### WHAT IS REQUIRED
Every line holding the string "with" should be gathered.

### RECORDS TO USE
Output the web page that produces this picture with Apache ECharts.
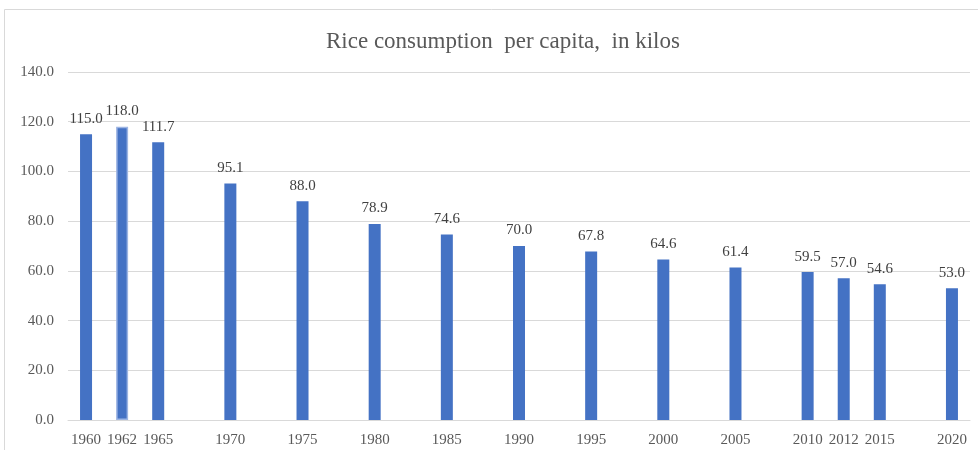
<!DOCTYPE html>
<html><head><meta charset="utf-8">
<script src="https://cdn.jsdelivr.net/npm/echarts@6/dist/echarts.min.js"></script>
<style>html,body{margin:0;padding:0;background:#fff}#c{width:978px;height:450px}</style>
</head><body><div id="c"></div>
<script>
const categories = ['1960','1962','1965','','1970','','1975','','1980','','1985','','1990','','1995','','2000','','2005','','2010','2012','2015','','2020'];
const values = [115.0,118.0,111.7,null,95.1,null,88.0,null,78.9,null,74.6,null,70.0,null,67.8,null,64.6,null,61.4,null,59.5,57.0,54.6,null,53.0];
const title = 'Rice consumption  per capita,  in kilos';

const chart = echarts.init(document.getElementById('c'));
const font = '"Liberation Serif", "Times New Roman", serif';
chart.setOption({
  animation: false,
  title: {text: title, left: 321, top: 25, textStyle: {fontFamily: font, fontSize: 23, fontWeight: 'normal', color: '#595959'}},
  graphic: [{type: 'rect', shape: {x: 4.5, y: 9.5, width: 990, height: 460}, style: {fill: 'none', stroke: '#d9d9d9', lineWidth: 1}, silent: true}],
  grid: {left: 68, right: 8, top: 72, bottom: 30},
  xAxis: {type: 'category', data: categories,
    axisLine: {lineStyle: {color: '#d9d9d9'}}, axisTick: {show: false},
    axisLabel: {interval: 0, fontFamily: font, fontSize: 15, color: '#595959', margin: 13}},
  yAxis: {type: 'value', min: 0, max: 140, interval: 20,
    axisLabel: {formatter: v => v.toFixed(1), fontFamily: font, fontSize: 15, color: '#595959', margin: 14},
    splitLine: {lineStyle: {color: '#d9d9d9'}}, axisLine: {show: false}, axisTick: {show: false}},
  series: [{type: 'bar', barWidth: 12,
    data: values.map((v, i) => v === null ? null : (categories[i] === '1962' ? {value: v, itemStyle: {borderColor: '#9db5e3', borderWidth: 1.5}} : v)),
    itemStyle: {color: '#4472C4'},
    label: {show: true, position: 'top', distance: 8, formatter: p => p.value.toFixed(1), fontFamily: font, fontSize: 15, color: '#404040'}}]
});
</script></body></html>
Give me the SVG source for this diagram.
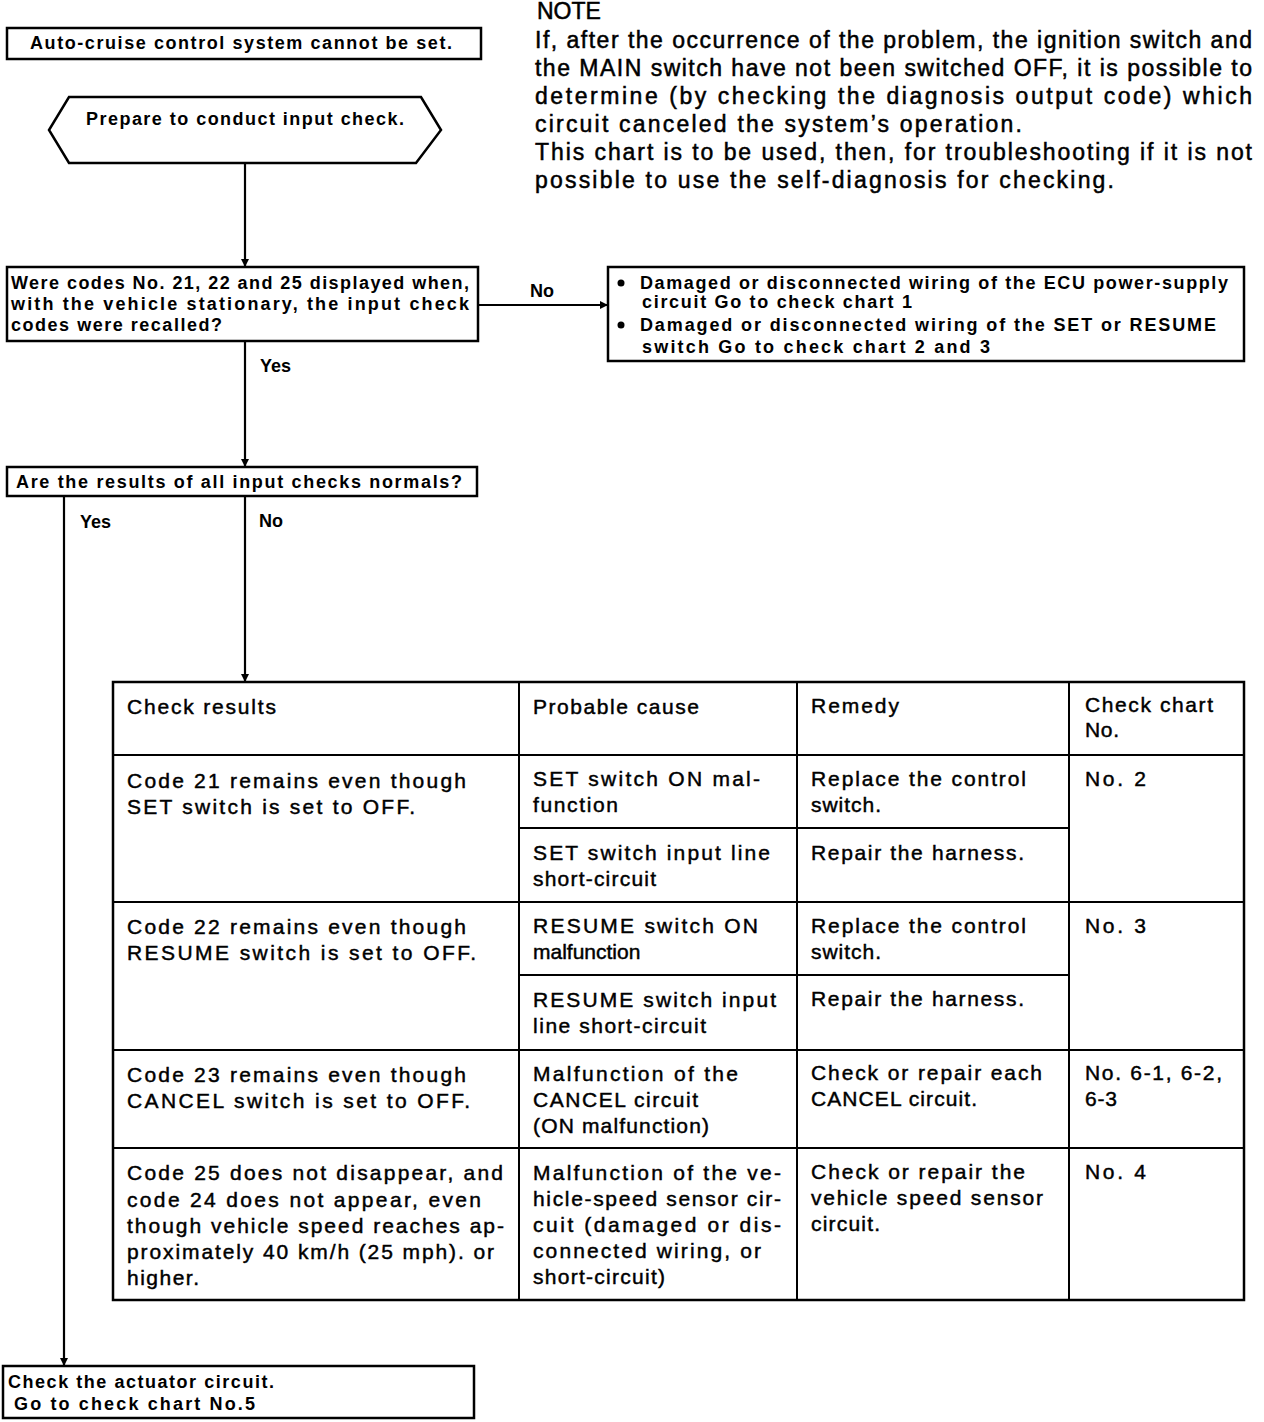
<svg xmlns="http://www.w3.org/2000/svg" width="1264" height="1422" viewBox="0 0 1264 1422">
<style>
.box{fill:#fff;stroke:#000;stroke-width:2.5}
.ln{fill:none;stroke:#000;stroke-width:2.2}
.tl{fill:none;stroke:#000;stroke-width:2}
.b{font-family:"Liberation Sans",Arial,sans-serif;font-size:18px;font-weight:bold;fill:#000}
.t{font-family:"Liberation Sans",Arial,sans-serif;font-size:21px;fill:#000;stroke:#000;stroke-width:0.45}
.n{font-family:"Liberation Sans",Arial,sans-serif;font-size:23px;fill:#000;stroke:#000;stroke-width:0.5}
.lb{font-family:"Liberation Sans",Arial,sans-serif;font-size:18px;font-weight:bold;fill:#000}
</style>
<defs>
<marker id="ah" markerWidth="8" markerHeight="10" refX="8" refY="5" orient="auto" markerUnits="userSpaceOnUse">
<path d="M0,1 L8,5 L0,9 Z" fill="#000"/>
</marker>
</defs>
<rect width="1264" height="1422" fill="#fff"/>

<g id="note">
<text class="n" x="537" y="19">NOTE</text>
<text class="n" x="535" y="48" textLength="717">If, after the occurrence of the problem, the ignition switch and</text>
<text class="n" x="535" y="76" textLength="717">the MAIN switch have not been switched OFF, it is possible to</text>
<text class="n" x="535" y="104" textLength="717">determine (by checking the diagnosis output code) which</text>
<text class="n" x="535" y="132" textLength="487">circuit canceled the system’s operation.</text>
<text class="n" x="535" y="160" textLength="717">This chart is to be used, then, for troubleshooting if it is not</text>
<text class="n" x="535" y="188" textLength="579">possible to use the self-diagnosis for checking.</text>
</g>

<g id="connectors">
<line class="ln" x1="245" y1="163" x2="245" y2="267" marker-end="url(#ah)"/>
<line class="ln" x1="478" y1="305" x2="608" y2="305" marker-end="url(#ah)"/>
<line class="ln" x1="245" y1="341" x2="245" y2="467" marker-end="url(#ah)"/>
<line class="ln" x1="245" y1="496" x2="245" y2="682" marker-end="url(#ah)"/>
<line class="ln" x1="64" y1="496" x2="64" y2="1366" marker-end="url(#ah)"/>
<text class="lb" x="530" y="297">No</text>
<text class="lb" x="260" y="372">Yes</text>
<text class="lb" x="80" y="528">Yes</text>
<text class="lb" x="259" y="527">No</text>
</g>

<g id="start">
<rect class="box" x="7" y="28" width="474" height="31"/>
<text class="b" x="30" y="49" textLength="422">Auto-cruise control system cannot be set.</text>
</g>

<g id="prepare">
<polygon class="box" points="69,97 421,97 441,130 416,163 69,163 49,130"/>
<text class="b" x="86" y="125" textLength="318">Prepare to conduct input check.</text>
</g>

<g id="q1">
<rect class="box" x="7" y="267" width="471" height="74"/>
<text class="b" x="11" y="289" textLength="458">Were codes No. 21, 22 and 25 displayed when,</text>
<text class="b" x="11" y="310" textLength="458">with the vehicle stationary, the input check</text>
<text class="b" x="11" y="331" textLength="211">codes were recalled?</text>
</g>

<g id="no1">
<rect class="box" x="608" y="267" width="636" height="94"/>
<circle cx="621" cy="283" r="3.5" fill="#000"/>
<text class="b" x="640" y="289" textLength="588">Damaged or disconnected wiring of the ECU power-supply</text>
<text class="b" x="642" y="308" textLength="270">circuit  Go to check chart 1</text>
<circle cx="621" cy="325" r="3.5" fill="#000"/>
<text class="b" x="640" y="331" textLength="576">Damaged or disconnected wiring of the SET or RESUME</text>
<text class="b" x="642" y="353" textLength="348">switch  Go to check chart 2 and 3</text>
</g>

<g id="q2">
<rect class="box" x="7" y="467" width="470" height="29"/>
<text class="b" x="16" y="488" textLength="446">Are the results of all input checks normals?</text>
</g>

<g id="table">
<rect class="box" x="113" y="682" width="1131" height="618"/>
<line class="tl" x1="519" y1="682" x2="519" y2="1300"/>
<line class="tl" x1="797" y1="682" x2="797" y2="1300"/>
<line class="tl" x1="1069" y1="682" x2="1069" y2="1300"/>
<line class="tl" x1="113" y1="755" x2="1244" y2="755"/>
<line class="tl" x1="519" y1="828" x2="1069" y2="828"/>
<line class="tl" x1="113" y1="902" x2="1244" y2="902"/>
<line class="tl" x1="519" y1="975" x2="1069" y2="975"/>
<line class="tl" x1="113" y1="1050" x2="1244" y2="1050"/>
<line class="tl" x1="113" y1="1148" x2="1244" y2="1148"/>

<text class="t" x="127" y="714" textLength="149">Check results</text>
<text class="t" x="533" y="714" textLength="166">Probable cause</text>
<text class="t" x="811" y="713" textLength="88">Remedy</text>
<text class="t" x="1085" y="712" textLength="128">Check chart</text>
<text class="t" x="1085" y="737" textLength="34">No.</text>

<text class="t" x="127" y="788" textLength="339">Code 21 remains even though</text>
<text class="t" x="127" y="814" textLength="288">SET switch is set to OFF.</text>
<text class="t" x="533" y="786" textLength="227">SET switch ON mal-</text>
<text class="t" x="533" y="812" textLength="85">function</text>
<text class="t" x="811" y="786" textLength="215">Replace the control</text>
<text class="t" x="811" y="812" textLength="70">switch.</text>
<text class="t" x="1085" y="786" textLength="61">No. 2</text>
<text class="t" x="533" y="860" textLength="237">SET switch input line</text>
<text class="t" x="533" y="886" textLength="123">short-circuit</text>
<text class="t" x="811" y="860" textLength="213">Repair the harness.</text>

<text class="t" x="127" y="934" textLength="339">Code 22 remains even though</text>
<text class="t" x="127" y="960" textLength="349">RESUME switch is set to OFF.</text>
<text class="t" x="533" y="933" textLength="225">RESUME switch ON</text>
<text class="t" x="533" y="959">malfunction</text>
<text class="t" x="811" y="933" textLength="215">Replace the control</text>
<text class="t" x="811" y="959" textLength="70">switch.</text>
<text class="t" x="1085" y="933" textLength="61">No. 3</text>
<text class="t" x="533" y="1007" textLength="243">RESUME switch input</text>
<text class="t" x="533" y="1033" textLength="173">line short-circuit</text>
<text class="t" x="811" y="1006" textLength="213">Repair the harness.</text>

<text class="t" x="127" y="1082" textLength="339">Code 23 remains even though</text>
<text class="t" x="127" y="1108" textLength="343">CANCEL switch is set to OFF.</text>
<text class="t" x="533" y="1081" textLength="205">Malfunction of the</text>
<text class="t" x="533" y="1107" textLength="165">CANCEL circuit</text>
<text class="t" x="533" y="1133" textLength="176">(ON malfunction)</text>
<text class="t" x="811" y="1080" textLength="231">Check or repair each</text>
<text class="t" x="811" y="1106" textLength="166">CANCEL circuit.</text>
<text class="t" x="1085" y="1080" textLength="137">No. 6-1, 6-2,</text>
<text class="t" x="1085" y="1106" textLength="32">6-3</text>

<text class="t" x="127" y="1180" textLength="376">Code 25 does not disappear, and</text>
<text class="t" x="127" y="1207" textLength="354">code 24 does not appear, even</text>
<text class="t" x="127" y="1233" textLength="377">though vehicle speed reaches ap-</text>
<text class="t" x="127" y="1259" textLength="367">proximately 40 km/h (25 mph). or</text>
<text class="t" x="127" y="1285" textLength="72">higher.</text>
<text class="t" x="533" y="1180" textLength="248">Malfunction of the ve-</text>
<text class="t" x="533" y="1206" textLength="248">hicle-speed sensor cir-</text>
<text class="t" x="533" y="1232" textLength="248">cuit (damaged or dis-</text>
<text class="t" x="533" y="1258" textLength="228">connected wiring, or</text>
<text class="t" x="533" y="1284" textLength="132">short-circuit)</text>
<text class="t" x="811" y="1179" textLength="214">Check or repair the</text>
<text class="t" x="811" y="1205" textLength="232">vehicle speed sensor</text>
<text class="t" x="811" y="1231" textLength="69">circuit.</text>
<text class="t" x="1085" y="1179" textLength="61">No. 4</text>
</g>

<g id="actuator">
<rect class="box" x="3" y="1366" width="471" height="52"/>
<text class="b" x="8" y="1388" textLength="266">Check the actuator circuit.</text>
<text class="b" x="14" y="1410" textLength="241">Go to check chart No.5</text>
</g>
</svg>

### SOLUTION TO THE EXERCISE
Output the web page that produces this picture with Apache ECharts.
<text class="b" x="11" y="310" textLength="458">with the vehicle stationary, the input check</text>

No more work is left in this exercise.